Beginning with “While I’m Alive,” the album opens as expected — with a catchy and nasally vocal melody and an easygoing synth progression. Then, about two minutes into the song, you realize that STRFKR is not just another happy-go-lucky electropop band, but the innovators of its genre. The descending bridge collapses before rebuilding a funky, easily accessible bass groove. The minimalist guitar work introduced on “While I’m Alive” defines the best parts of the album, which is STRFKR’s ability to craft ridiculously catchy hooks out of only three or four notes.
“Isea” is a 50 second vibe-chiller comprised of a delicate, nylon string acoustic riff. Lead vocalist Joshua Hodges momentarily breaks from the prevailing themes of hedonism and sings, “We spoke of summer, fall back together/Said it will be better to stay indoors all day,” before the band seamlessly transitions into “YAYAYA,” a reversion to the ubiquitous feel-goodery. The juxtaposition of the hinting of nostalgia in “Isea” and the proceeding nonsensical “YAYAYA” makes Miracle Mile STRFKR’s most lyrically experimental album to date, showing its development as a band and increasing comfort to attempt things other than make a crowd dance.

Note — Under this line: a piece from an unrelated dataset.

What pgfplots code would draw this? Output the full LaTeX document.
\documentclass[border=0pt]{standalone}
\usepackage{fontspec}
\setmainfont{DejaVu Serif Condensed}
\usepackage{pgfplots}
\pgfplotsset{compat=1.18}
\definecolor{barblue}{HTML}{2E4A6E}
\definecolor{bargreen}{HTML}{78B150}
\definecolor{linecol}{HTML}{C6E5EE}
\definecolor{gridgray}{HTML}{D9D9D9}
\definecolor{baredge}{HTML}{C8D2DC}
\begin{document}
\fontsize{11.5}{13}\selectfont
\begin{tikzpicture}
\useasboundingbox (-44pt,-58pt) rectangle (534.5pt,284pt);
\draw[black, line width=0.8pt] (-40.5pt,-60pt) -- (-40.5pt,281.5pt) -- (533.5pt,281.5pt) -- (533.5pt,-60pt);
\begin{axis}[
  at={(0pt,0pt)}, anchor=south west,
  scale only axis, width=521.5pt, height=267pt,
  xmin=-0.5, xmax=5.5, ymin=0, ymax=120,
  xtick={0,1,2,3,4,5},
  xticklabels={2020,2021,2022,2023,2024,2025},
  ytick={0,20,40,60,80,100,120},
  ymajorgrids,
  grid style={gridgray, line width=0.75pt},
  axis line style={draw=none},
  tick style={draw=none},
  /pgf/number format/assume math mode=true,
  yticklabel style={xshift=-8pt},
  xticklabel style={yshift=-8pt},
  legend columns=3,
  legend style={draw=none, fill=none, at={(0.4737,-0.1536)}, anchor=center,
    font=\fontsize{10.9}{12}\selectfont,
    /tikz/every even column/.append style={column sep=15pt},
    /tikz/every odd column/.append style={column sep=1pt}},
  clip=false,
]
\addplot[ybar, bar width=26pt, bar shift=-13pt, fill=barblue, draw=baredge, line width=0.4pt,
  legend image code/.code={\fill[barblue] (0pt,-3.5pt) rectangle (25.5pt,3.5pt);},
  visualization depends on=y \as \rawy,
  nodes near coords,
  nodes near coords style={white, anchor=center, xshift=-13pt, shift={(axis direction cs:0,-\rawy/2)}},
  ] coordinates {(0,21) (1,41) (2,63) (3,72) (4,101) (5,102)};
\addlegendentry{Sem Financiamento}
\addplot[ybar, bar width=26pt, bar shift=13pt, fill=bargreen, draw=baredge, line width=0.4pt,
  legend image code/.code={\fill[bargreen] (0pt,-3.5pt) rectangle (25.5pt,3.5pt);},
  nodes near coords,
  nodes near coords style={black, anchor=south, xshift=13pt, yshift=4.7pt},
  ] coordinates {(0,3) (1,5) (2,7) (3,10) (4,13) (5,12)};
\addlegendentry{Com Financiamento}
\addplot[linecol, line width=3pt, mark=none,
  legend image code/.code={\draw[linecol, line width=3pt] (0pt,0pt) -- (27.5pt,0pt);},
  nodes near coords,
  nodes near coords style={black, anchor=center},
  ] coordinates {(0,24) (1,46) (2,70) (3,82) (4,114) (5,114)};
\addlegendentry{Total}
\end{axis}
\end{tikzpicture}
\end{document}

Miracle Mile sees STRFKR build off its ability to craft catchy dance melodies like “Rawnald Gregory Erickson the Second,” and develop them into full-fledged songs, often featuring better-written lyrics and equally catchy bridges. Where some of its previous material was so electronic it verged on banality, STRFKR has concisely revised its often-formulaic synthpop into a more organic version that features distinct live instrumentation while maintaining its characteristic simplicity. By the end of Miracle Mile, STRFKR reasserts its dominance, leaving other electronic contemporaries at a distant second.

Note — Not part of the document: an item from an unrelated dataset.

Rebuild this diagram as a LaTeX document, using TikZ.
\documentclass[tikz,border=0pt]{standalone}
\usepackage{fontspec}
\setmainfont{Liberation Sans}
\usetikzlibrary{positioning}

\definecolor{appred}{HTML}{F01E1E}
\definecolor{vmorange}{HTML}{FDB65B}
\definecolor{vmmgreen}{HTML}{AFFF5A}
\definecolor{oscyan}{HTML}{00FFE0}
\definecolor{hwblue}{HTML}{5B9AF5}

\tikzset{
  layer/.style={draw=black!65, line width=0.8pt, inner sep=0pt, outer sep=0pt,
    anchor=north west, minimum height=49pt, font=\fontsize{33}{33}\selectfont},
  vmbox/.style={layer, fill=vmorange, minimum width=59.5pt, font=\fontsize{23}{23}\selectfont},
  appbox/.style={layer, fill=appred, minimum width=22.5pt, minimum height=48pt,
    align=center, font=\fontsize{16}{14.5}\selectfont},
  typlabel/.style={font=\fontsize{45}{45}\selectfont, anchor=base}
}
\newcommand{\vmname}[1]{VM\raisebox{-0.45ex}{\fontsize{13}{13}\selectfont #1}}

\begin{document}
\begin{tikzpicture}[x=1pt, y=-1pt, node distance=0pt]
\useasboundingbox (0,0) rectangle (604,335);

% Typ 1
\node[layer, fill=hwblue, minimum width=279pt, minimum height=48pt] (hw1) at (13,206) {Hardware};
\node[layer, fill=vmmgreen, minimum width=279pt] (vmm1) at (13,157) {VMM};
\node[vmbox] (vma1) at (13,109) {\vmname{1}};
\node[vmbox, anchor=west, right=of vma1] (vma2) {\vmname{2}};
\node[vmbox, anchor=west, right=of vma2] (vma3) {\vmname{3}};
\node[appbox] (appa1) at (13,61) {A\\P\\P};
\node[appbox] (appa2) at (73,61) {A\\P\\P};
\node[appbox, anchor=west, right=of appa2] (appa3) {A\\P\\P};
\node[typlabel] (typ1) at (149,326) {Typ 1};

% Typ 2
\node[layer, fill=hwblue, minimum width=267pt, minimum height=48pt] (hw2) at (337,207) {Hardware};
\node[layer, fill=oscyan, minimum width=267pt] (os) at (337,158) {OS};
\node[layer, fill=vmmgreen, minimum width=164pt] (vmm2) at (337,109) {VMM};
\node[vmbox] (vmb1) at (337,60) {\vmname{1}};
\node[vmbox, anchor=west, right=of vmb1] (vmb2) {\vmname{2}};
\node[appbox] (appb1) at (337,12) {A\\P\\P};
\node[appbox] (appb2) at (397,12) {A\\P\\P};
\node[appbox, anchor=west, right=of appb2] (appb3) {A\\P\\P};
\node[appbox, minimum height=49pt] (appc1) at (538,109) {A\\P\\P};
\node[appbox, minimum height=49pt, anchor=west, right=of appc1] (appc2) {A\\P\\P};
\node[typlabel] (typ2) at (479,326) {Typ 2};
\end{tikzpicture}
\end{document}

Anyone with ears can detect the recent surge of garage/surf/indie bands that’s destroyed any meaning the word “indie” ever had. New York City’s Beach Fossils were met with praise for their 2010 self-titled debut, but after three years the genre demands something new, and Clash The Truth doesn’t have it. The songs are relatively boring and might signal a stagnant band striving to compete in the saturated arena of “indie rock.”

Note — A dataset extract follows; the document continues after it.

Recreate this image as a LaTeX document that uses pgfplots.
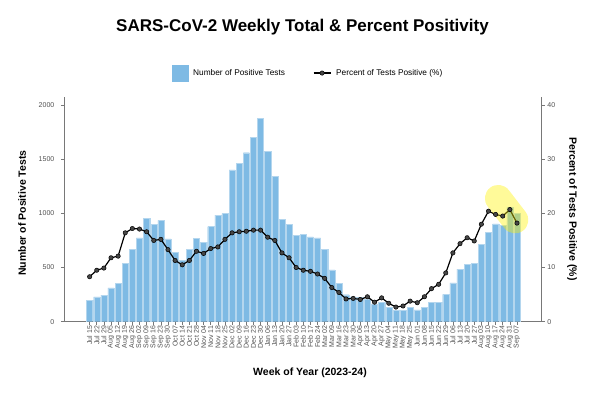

Comprised of brothers Andrew and Daniel Aged from Los Angeles, inc. is a new R&B outfit that deserves to be recognized for its debut album No World. The music is spacious and unhurried, with staples of classic R&B, like snapping snares, sensual pianos and delicately whispered vocals. In all its intricacies and emotions, No World could easily launch inc. from no-namers to the top of modern R&B charts.
Wu-Tang Clan’s Inspectah Deck has a reputation that raps for itself, but when paired with Boston hip-hop duo 7L & Esoteric, the result is an extremely satisfying mixture of old school emceeing over 7L’s cutting edge production. True to the traditional Wu-Tang production style, Czarface is packed with movie sound clips and “Savagely Attack” features a particularly ruthless verse from fellow Wu-Tang member Ghostface Killah.